DVD Reviews
Rabbit Hole – Blu-ray Review
By June L. Apr 25, 2011, 14:30 GMT

This is the extraordinary story of Becca and Howie. Eight months ago, they had a picture-perfect life with their young son. Now, they are posing as normal in the wake of an enormous loss; blindly looking for footing in a sea of new emotions. This is the remarkably moving journey of a couple finding their way back to love. ...more
Becca (Nicole Kidman) and her husband Howie (Aaron Eckhart) lost their four year old son eight months ago and the grief of this event will not turn them loose. In a film adaptation of his play David Lindsey-Abaire presents a portrait of grief that is life changing and different even for the two people most closely involved.
Sandra Oh’s character Gabby perhaps says it best when Howie and Becca are at a group meeting of bereaved parents. “we are all in different places.” She means in the grieving process, and it couldn’t be truer for Howie and Becca. Both are devastated, and want to move on, but cannot connect in the actions and so appear stalled in their healing process. Becca can get rid of the pictures on the fridge and her son’s clothes, but she can’t eat and isn’t dealing well with others.
Howie is shocked by the removal of reminders of their son, and watches videos of the family late at night, but he is trying to reconnect with Becca in a rebuilding of their fractured marital relationship. Neither one is sleeping and both are trying to work out what to do next, trying to appear as “normal” as possible.
Nicole Kidman won a nomination for Best Actress for her portrayal of Becca, a woman who is complicated and caring to the point of being painful to those around her. One gets the feeling that she has tried without much success to put herself back into life, and she doesn’t suffer foolish denials of others, which at times makes her seem cold or cruel.

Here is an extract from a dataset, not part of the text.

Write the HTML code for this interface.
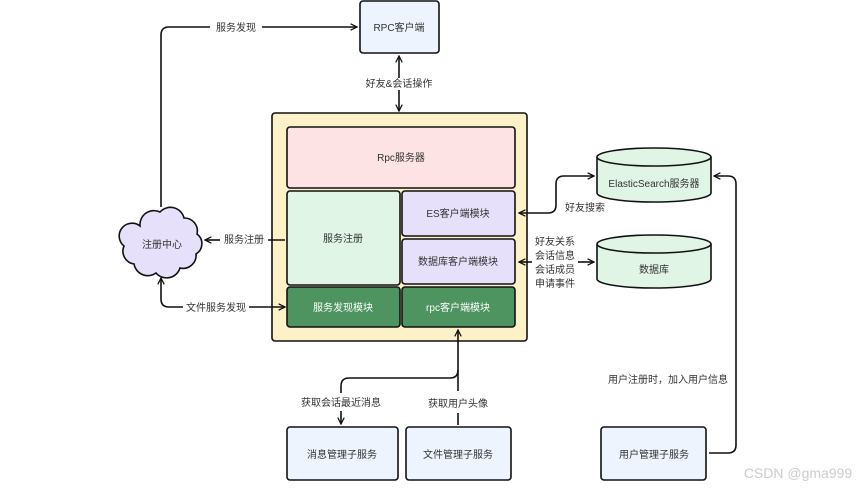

She cannot accept platitudes such as “God took our child because he wanted another angel” and she speaks up voicing her opinion on the subject. Howie is baffled by it all, and tries to change the downward spiral of non-communication the only way he knows how, by trying to renew physical relations.
Becca isn’t ready for that, or feels she isn’t, and avoids Howie’s advances. This is a difficult movie to watch, as the pain of the characters is so present throughout. Even the peripheral characters are in their own types of hellish emotion and no one seems to be able to speak freely or connect with each other to make it any better.
Rabbit Hole on Blu-ray is stunning, scenes of life in the suburbs, not glorified, but as they are, the perfect home and envirnos of Howie and Becca jar against the chaos of their emotional states. Everything looks normal, but it is a masking of what is really happening.
Running time for the film is 92 minutes, but sometimes seems longer as there are such struggles to go through. Special features include an audio commentary with the Director, the Writer and the Director of Photography which provides an additional dimension to the film. Deleted scenes and a theatrical trailer round out the disc.
The acting is superb, as the people and the situations feel so real, especially in places where it could degenerate into melodramatic excess. Tight and well written, Rabbit Hole charts the journey of Becca and Howie through the wastelands of grief and suffering.